People are ready for this drug. Organizations like MSF have the resources to buy it and the capacity to deliver it. In Eswatini, which has the highest rate of new HIV infections in the world, MSF is distributing a share of the Ministry of Health’s already stretched supply of lenacapavir. Our stock was depleted in weeks.
We are asking Gilead to sell us lenacapavir directly. After months of engagement, Gilead is well aware that the Global Fund route is not, in practice, a workable solution for MSF’s supply needs — let alone those of most people in low- and middle-income countries. Over recent months, their answers to our questions about why they cannot sell have grown progressively less convincing. In our most recent exchange, they said that negotiating a contract would be “a lot of work.”
Gilead's stated vision is "ending the HIV epidemic for everyone, everywhere.” That vision is impossible to reconcile with the reality of its supply strategy. Today, Gilead is the sole supplier of lenacapavir, and no limits seem to exist for wealthy countries. For everyone else, Gilead has left the Global Fund to ration limited supply — enough for just 2 million people over the next three years — to just a few programs.
Some excluded countries will be able to access generics in 2027. But many countries where HIV infections are rising are locked out of these generic licensing agreements, including Argentina, Brazil, Mexico, and Peru, despite their hosting the clinical trials that helped win Gilead regulatory approval. “Everyone, everywhere” means Gilead's terms, for markets Gilead prioritizes, on Gilead's timeline, at Gilead’s discretion. For most of the world — including buyers like MSF — it means: Not you.
Fiduciary duty — the legal obligation of executives to act in their shareholders' interests — is not a term that typically appears in global health debates. It should appear in this one. Gilead has a breakthrough product and willing buyers, but declines to sell.
Three explanations are available, and none reflect well on Gilead’s corporate governance.
The first is neglect. Gilead never built the distribution network to serve the markets where the great majority of people at risk of acquiring HIV live.
The second is an undisclosed, genuine supply constraint. This would be a material fact that shareholders and the public are entitled to know about. But the company has told investors it has contracted manufacturing capacity with the ability to scale further, and lenacapavir is available without restriction in wealthy markets.
The third is deliberate strategy.
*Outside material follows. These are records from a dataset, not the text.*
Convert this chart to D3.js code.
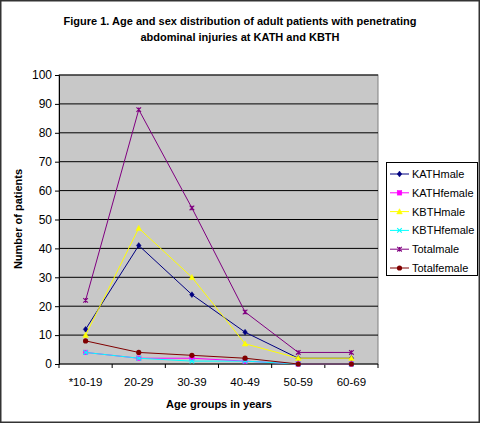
<!DOCTYPE html>
<html><head><meta charset="utf-8">
<script src="https://cdn.jsdelivr.net/npm/d3@7"></script>
<style>
html,body{margin:0;padding:0;background:#fff;}
svg{display:block;font-family:"Liberation Sans",Arial,sans-serif;}
</style></head>
<body>
<svg id="c" width="481" height="424"></svg>
<script>
const categories = ["*10-19","20-29","30-39","40-49","50-59","60-69"];
const seriesNames = ["KATHmale","KATHfemale","KBTHmale","KBTHfemale","Totalmale","Totalfemale"];
const KATHmale    = [12, 41, 24, 11, 2, 2];
const KATHfemale  = [4, 2, 2, 1, 0, 0];
const KBTHmale    = [10, 47, 30, 7, 2, 2];
const KBTHfemale  = [4, 2, 1, 1, 0, 0];
const Totalmale   = [22, 88, 54, 18, 4, 4];
const Totalfemale = [8, 4, 3, 2, 0, 0];
const yTicks = [0,10,20,30,40,50,60,70,80,90,100];

const colors = ["#000080","#FF00FF","#FFFF00","#00FFFF","#800080","#800000"];
const markers = ["diamond","square","triangle","x","star","circle"];
const seriesData = [KATHmale,KATHfemale,KBTHmale,KBTHfemale,Totalmale,Totalfemale];

const svg = d3.select("#c");
const W = 481, H = 424;
const L = 59, R = 378, T = 75, B = 364;
const FS = 11;

// outer border
svg.append("rect").attr("x",0.75).attr("y",0.75).attr("width",W-2.5).attr("height",H-2.5)
  .attr("fill","#fff").attr("stroke","#333").attr("stroke-width",1.5);

const x = d3.scaleBand().domain(categories).range([L,R]).padding(0);
const y = d3.scaleLinear().domain([0,100]).range([B,T]);

// plot area
svg.append("rect").attr("x",L).attr("y",T).attr("width",R-L).attr("height",B-T)
  .attr("fill","#C8C8C8").attr("stroke","#808080").attr("stroke-width",1);

// gridlines
svg.append("g").selectAll("line").data(yTicks.filter(d=>d>0)).join("line")
  .attr("x1",L).attr("x2",R).attr("y1",d=>y(d)).attr("y2",d=>y(d))
  .attr("stroke","#000").attr("stroke-width",1);

// y axis
const yAxis = d3.axisLeft(y).tickValues(yTicks).tickSize(4).tickPadding(3);
const gy = svg.append("g").attr("transform",`translate(${L},0)`).call(yAxis);
gy.select(".domain").attr("stroke","#000");
gy.selectAll(".tick line").attr("stroke","#000");
gy.selectAll("text").attr("font-size",FS+1).attr("fill","#000").attr("font-family","Liberation Sans, Arial, sans-serif");

// x axis
const gx = svg.append("g").attr("transform",`translate(0,${B})`);
gx.append("line").attr("x1",L).attr("x2",R).attr("stroke","#000");
const bounds = categories.map(c=>x(c)).concat([R]);
gx.selectAll("line.t").data(bounds).join("line").attr("class","t")
  .attr("x1",d=>d).attr("x2",d=>d).attr("y1",0).attr("y2",4).attr("stroke","#000");
gx.selectAll("text").data(categories).join("text")
  .attr("x",d=>x(d)+x.bandwidth()/2).attr("y",22)
  .attr("text-anchor","middle").attr("font-size",FS+0.5).attr("fill","#000").text(d=>d);

// axis titles
svg.append("text").attr("x",219).attr("y",408).attr("text-anchor","middle")
  .attr("font-size",FS).attr("font-weight","bold").text("Age groups in years");
svg.append("text").attr("transform","translate(22,219) rotate(-90)").attr("text-anchor","middle")
  .attr("font-size",FS).attr("font-weight","bold").text("Number of patients");

// title
svg.append("text").attr("x",240).attr("y",25).attr("text-anchor","middle")
  .attr("font-size",FS).attr("font-weight","bold").text("Figure 1. Age and sex distribution of adult patients with penetrating");
svg.append("text").attr("x",240).attr("y",41).attr("text-anchor","middle")
  .attr("font-size",FS).attr("font-weight","bold").text("abdominal injuries at KATH and KBTH");

function drawMarker(g, type, cx, cy, color){
  const s = 2.3;
  if(type==="diamond"){
    g.append("path").attr("d",`M${cx},${cy-s-0.6}L${cx+s},${cy}L${cx},${cy+s+0.6}L${cx-s},${cy}Z`).attr("fill",color).attr("stroke",color).attr("stroke-width",0.5);
  } else if(type==="square"){
    g.append("rect").attr("x",cx-s).attr("y",cy-s).attr("width",2*s).attr("height",2*s).attr("fill",color).attr("stroke",color).attr("stroke-width",0.5);
  } else if(type==="triangle"){
    g.append("path").attr("d",`M${cx},${cy-s-0.6}L${cx+s+0.5},${cy+s}L${cx-s-0.5},${cy+s}Z`).attr("fill",color).attr("stroke",color).attr("stroke-width",0.5);
  } else if(type==="x"){
    g.append("path").attr("d",`M${cx-s},${cy-s}L${cx+s},${cy+s}M${cx+s},${cy-s}L${cx-s},${cy+s}`).attr("stroke",color).attr("stroke-width",1.1);
  } else if(type==="star"){
    g.append("path").attr("d",`M${cx-s},${cy-s}L${cx+s},${cy+s}M${cx+s},${cy-s}L${cx-s},${cy+s}M${cx},${cy-s}L${cx},${cy+s}`).attr("stroke",color).attr("stroke-width",1.1);
  } else if(type==="circle"){
    g.append("circle").attr("cx",cx).attr("cy",cy).attr("r",s+0.3).attr("fill",color);
  }
}

const line = d3.line().x((d,i)=>x(categories[i])+x.bandwidth()/2).y(d=>y(d));
seriesData.forEach((vals,si)=>{
  const g = svg.append("g");
  g.append("path").attr("d",line(vals)).attr("fill","none").attr("stroke",colors[si]).attr("stroke-width",1);
  vals.forEach((v,i)=>drawMarker(g, markers[si], x(categories[i])+x.bandwidth()/2, y(v), colors[si]));
});

// legend
const lg = svg.append("g");
lg.append("rect").attr("x",386.5).attr("y",162.5).attr("width",91).attr("height",113)
  .attr("fill","#fff").attr("stroke","#000").attr("stroke-width",1);
seriesNames.forEach((n,i)=>{
  const yy = 174 + i*18.8;
  lg.append("line").attr("x1",390).attr("x2",409).attr("y1",yy).attr("y2",yy).attr("stroke",colors[i]).attr("stroke-width",1);
  drawMarker(lg, markers[i], 399.5, yy, colors[i]);
  lg.append("text").attr("x",412).attr("y",yy+4).attr("font-size",FS).attr("fill","#000").text(n);
});
</script>
</body></html>
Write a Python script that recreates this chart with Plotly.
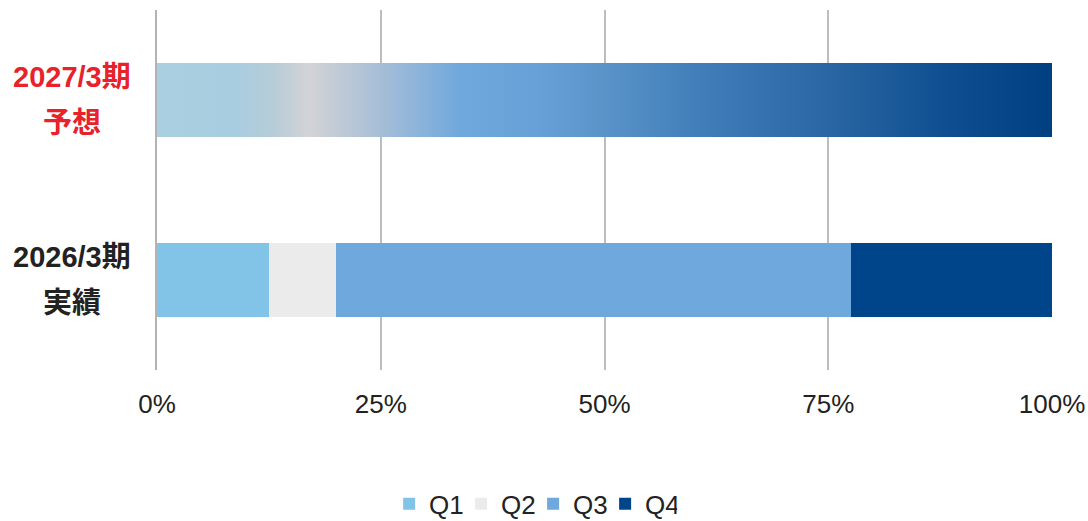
import plotly.graph_objects as go

# ---- data ----
periods = ["2026/3期", "2027/3期"]
period_kinds = ["実績", "予想"]
label_colors = ["#222222", "#e8212b"]
quarters = ["Q1", "Q2", "Q3", "Q4"]
actual_2026 = [12.5, 7.5, 57.5, 22.5]          # % share by quarter
forecast_2027_total = 100                        # forecast shown as one gradient bar
x_ticks = [0, 25, 50, 75, 100]
x_tick_labels = ["0%", "25%", "50%", "75%", "100%"]

# ---- styles ----
q_colors = ["#82c4e8", "#ebebeb", "#6fa8dc", "#00458a"]
gradient_scale = [
    [0.00, "#a9cfe1"], [0.09, "#a9cde0"], [0.13, "#b6ccd8"], [0.17, "#d3d3d6"],
    [0.25, "#a6bed7"], [0.34, "#6fa8dc"], [0.43, "#66a0d6"], [0.50, "#5993c8"],
    [0.615, "#3f7cb8"], [0.75, "#2a66a3"], [0.88, "#0f4f91"], [1.00, "#003f80"],
]
bar_w = 0.41
font_fam = "Arial, 'Liberation Sans', 'Noto Sans CJK JP', sans-serif"

fig = go.Figure()

# actual year: stacked quarters
for q, v, c in zip(quarters, actual_2026, q_colors):
    fig.add_trace(go.Bar(
        x=[v], y=[0], name=q, orientation="h", width=bar_w,
        marker=dict(color=c, line=dict(width=0)),
    ))

# forecast year: single gradient bar
y_f = 1
fig.add_trace(go.Scatter(
    x=[0, forecast_2027_total, forecast_2027_total, 0, 0],
    y=[y_f - bar_w / 2, y_f - bar_w / 2, y_f + bar_w / 2, y_f + bar_w / 2, y_f - bar_w / 2],
    mode="lines", fill="toself", line=dict(width=0),
    fillgradient=dict(type="horizontal", colorscale=gradient_scale),
    showlegend=False, hoverinfo="skip",
))

annotations = []
for i, (p, k, col) in enumerate(zip(periods, period_kinds, label_colors)):
    for txt, sh in ((p, 23), (k, -23)):
        annotations.append(dict(
            x=0, y=i, xref="x", yref="y", text=f"<b>{txt}</b>", showarrow=False,
            xanchor="center", yanchor="middle", xshift=-85, yshift=sh,
            font=dict(size=29, color=col, family=font_fam),
        ))

fig.update_layout(
    width=1088, height=521,
    margin=dict(l=157, r=36, t=10, b=151, autoexpand=False),
    paper_bgcolor="white", plot_bgcolor="white",
    barmode="stack",
    font=dict(family=font_fam, color="#222222"),
    xaxis=dict(
        range=[0, 100], tickvals=x_ticks, ticktext=x_tick_labels,
        showgrid=True, gridcolor="#bdbdbd", gridwidth=2,
        zeroline=False, showline=False, ticks="",
        tickfont=dict(size=26, color="#222222"), ticklabelstandoff=16,
        ticklabeloverflow="allow", automargin=False,
        fixedrange=True,
    ),
    yaxis=dict(
        range=[-0.5, 1.5], showticklabels=False, showgrid=False, zeroline=False,
        showline=True, linecolor="#b3b3b3", linewidth=2, ticks="",
        automargin=False, fixedrange=True,
    ),
    legend=dict(
        orientation="h", traceorder="normal",
        x=0.49, xanchor="center", xref="container",
        y=-0.372, yanchor="middle", yref="paper",
        font=dict(size=26, color="#222222"),
        itemwidth=30, entrywidth=27, entrywidthmode="pixels",
    ),
    annotations=annotations,
)

fig.write_html("out.html")
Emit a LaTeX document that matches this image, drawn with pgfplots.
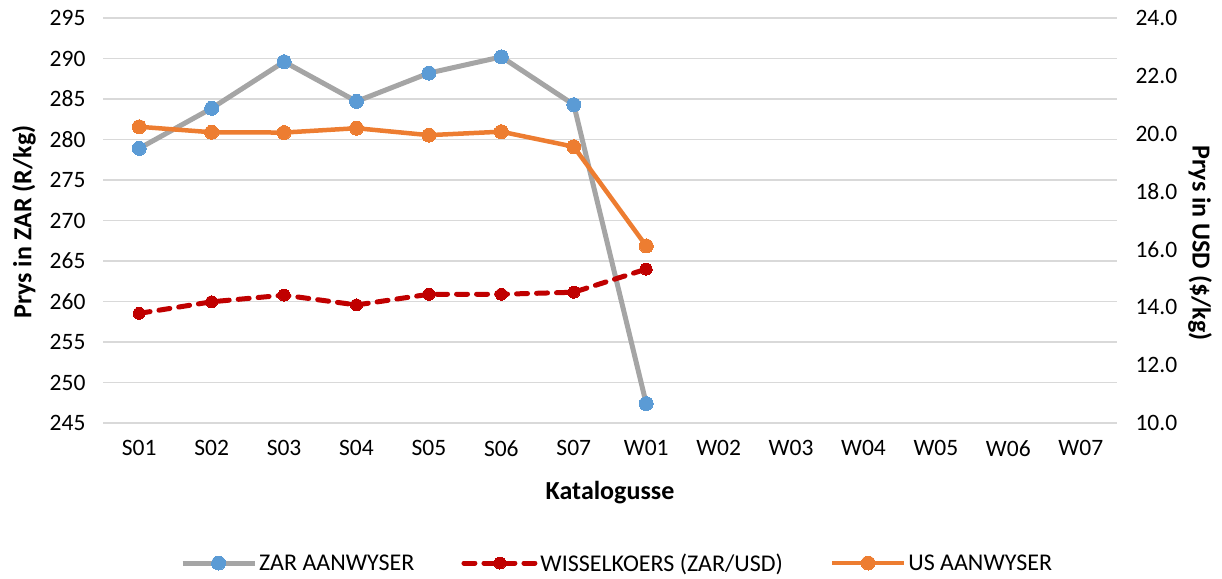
\documentclass[border=0pt]{standalone}
\usepackage{fontspec}
\setmainfont{Carlito}
\usepackage{pgfplots}
\pgfplotsset{compat=1.18}
\definecolor{zargray}{RGB}{165,165,165}
\definecolor{zarblue}{RGB}{91,155,213}
\definecolor{usorange}{RGB}{237,125,49}
\definecolor{fxred}{RGB}{192,0,0}
\definecolor{gridgray}{RGB}{217,217,217}
\begin{document}
\begin{tikzpicture}[x=1pt,y=1pt]
\useasboundingbox (0,0) rectangle (1222,578);
\pgfplotsset{
  myaxis/.style={
    at={(103pt,155pt)}, anchor=south west,
    width=1014pt, height=405pt, scale only axis,
    xmin=-0.5, xmax=13.5, xtick={0,...,13},
    xticklabels={S01,S02,S03,S04,S05,S06,S07,W01,W02,W03,W04,W05,W06,W07},
    major tick length=0pt,
    axis line style={draw=none},
    tick label style={font=\fontsize{23.5}{27}\selectfont},
    label style={font=\fontsize{26}{30}\selectfont\bfseries},
    /pgf/number format/assume math mode=true,
    clip=false,
  },
  zarstyle/.style={zargray, line width=5pt, mark=*, mark size=7pt, mark options={zarblue, fill=zarblue, line width=0pt}},
  fxstyle/.style={fxred, line width=5pt, dash pattern=on 11pt off 9pt, line cap=round, mark=*, mark size=6pt, mark options={solid, fxred, fill=fxred, line width=0pt}},
  usstyle/.style={usorange, line width=4.5pt, mark=*, mark size=7pt, mark options={usorange, fill=usorange, line width=0pt}},
}
\begin{axis}[myaxis,
  ymin=245, ymax=295, ytick={245,250,...,295},
  ymajorgrids, grid style={gridgray, line width=1.5pt},
  yticklabel style={xshift=-14pt},
  xticklabel style={yshift=-14pt},
  xlabel={Katalogusse},
  xlabel style={at={(axis description cs:0.5,-0.173)}, anchor=center},
  ylabel={Prys in ZAR (R/kg)},
  ylabel style={at={(axis description cs:-0.078,0.496)}, anchor=center},
]
\addplot[zarstyle] coordinates {
(0,278.9) (1,283.85) (2,289.6) (3,284.7) (4,288.2) (5,290.2) (6,284.3) (7,247.4)
};
\end{axis}
\begin{axis}[myaxis,
  axis y line*=right, axis x line=none,
  ymin=10, ymax=24, ytick={10,12,...,24},
  yticklabel style={xshift=15pt, /pgf/number format/.cd, fixed, fixed zerofill, precision=1},
  ylabel={Prys in USD (\$/kg)},
  ylabel style={at={(axis description cs:1.082,0.444)}, anchor=center, rotate=180},
  legend style={at={(0.507,-0.3457)}, anchor=center, legend columns=3, draw=none,
    font=\fontsize{24}{28}\selectfont, nodes={inner sep=2pt},
    /tikz/every even column/.append style={column sep=45pt}},
  legend image code/.code={\draw[mark repeat=2, mark phase=2, #1] plot coordinates {(0pt,0pt) (36pt,0pt) (72pt,0pt)};},
]
\addlegendimage{zarstyle}
\addlegendentry{ZAR AANWYSER}
\addplot[fxstyle] coordinates {
(0,13.79) (1,14.19) (2,14.42) (3,14.08) (4,14.45) (5,14.45) (6,14.52) (7,15.32)
};
\addlegendentry{WISSELKOERS (ZAR/USD)}
\addplot[usstyle] coordinates {
(0,20.24) (1,20.05) (2,20.04) (3,20.19) (4,19.95) (5,20.07) (6,19.55) (7,16.12)
};
\addlegendentry{US AANWYSER}
\end{axis}
\end{tikzpicture}
\end{document}
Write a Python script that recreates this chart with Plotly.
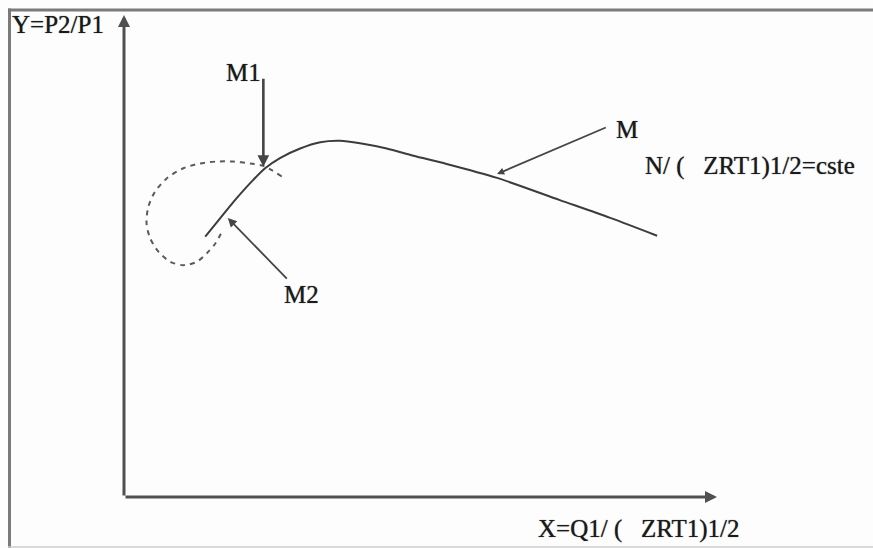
import plotly.graph_objects as go

# Characteristic curve M (solid), in normalised diagram units (axes run 0..10)
curve_x = [1.37, 1.62, 1.90, 2.18, 2.38, 2.63, 2.97, 3.31, 3.64, 3.98, 4.43, 4.88, 5.44, 6.29, 7.35, 8.20, 8.99]
curve_y = [5.40, 5.78, 6.20, 6.58, 6.82, 7.03, 7.23, 7.36, 7.39, 7.34, 7.23, 7.08, 6.91, 6.62, 6.16, 5.79, 5.42]

# Surge loop between M1 and M2 (dashed)
loop_x = [2.66, 2.49, 2.35, 2.13, 1.84, 1.56, 1.28, 1.00, 0.72, 0.52, 0.41, 0.38, 0.44, 0.58, 0.78, 1.00, 1.23, 1.40, 1.54, 1.65]
loop_y = [6.65, 6.78, 6.87, 6.92, 6.96, 6.96, 6.92, 6.82, 6.61, 6.33, 6.02, 5.68, 5.37, 5.09, 4.88, 4.81, 4.88, 5.06, 5.26, 5.50]

# Labelled points: name, target (x, y), arrow tail (x, y)
point_names = ["M1", "M", "M2"]
point_target_x = [2.35, 6.29, 1.75]
point_target_y = [6.85, 6.70, 5.79]
point_tail_x = [2.35, 8.15, 2.77]
point_tail_y = [8.71, 7.68, 4.50]

y_title = "Y=P2/P1"
x_title = "X=Q1/ (\u00a0\u00a0\u00a0ZRT1)1/2"
speed_note = "N/ (\u00a0\u00a0\u00a0ZRT1)1/2=cste"

W, H = 873, 548
# plotting window of the diagram axes, in page pixels
X0, X1, Y0, Y1 = 124, 717, 497, 15

FONT = dict(family="Liberation Serif", size=25, color="#1a1a1a",
            shadow="0px 0px 1px #555555")

fig = go.Figure()
fig.add_trace(go.Scatter(x=curve_x, y=curve_y, mode="lines",
                         line=dict(color="#3c3c3c", width=2, shape="spline", smoothing=0.8),
                         hoverinfo="skip", showlegend=False))
fig.add_trace(go.Scatter(x=loop_x, y=loop_y, mode="lines",
                         line=dict(color="#5a5a5a", width=2, dash="5px,5px",
                                   shape="spline", smoothing=0.8),
                         hoverinfo="skip", showlegend=False))


def band(x0, x1, y0, y1, color):
    """Filled strip on the full-page pixel layer, used for the page frame."""
    return go.Scatter(x=[x0, x1, x1, x0, x0], y=[y0, y0, y1, y1, y0], mode="lines",
                      fill="toself", fillcolor=color, line=dict(width=0, color=color),
                      xaxis="x2", yaxis="y2", hoverinfo="skip", showlegend=False)


# Page frame: left and top edges, faint bottom edge
fig.add_trace(band(8, 11, 8.5, 548, "#7a7a7a"))
fig.add_trace(band(8, 873, 8.5, 11.5, "#7a7a7a"))
fig.add_trace(band(8, 873, 546.2, 547.8, "#cccccc"))

annotations = []
# Axes drawn as arrows from the origin
annotations.append(dict(x=0, y=10, ax=0, ay=0, xref="x", yref="y", axref="x", ayref="y",
                        text="", showarrow=True, arrowhead=2, arrowsize=0.8,
                        arrowwidth=3, arrowcolor="#505050"))
annotations.append(dict(x=10, y=0, ax=0, ay=0, xref="x", yref="y", axref="x", ayref="y",
                        text="", showarrow=True, arrowhead=2, arrowsize=0.8,
                        arrowwidth=3, arrowcolor="#505050"))

# Pointer arrows to the named operating points
arrow_sizes = [0.9, 0.8, 1.0]
arrow_widths = [2.6, 1.8, 1.8]
for i, name in enumerate(point_names):
    annotations.append(dict(x=point_target_x[i], y=point_target_y[i],
                            ax=point_tail_x[i], ay=point_tail_y[i],
                            xref="x", yref="y", axref="x", ayref="y",
                            text="", showarrow=True, arrowhead=2,
                            arrowsize=arrow_sizes[i], arrowwidth=arrow_widths[i],
                            arrowcolor="#454545"))

# Text labels, placed in page pixels
labels = [
    (y_title, 10, 24),
    ("M1", 224, 72),
    ("M", 614, 129),
    (speed_note, 643, 166),
    ("M2", 282, 294),
    (x_title, 536, 529),
]
for txt, lx, ly in labels:
    annotations.append(dict(x=lx, y=ly, xref="x2", yref="y2",
                            text=txt, showarrow=False, xanchor="left", yanchor="middle",
                            font=FONT))

fig.update_layout(
    width=W, height=H,
    margin=dict(l=0, r=0, t=0, b=0),
    paper_bgcolor="#fdfdfd", plot_bgcolor="rgba(0,0,0,0)",
    xaxis=dict(domain=[X0 / W, X1 / W], range=[0, 10], visible=False, fixedrange=True),
    yaxis=dict(domain=[(H - Y0) / H, (H - Y1) / H], range=[0, 10], visible=False, fixedrange=True),
    xaxis2=dict(domain=[0, 1], range=[0, W], visible=False, fixedrange=True, anchor="y2"),
    yaxis2=dict(domain=[0, 1], range=[H, 0], visible=False, fixedrange=True, anchor="x2"),
    annotations=annotations,
    showlegend=False,
)

# keep the page exactly one figure in size (no body margin, no scrollbars)
page_css = ("document.body.style.margin='0';"
            "document.body.style.overflow='hidden';"
            "document.documentElement.style.overflow='hidden';")

fig.write_html("out.html", config={"displayModeBar": False}, post_script=page_css)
A decade ago, the pharmaceutical industry had a moment of unusual candor at an industry event, when Bayer's CEO was asked about access to its cancer drug. Marijn Dekkers replied, "We did not develop this product for the Indian market … we developed this product for Western patients who can afford this product." The remark went viral and became shorthand for an attitude the industry has spent years trying to distance itself from.
Gilead has not said anything so explicit. But a company that sells lenacapavir in New York at $28,218 but will not sell it to us at any price is saying the same thing, just more quietly.
MSF is not asking Gilead to give this drug away. We are asking to buy it at a fair price, so we can get it to the people who need it most. Gilead's refusal to sell lenacapavir is, first, a human failure — one measured in the number of people who will acquire HIV when prevention is within reach. But it is also a governance failure, carrying significant financial, regulatory, and political risk that its shareholders — including the institutional investors who hold Gilead in ethical investment portfolios — have been made to assume without consultation or consent.
MSF wants to know why Gilead refuses to sell its flagship HIV drug. So should its shareholders.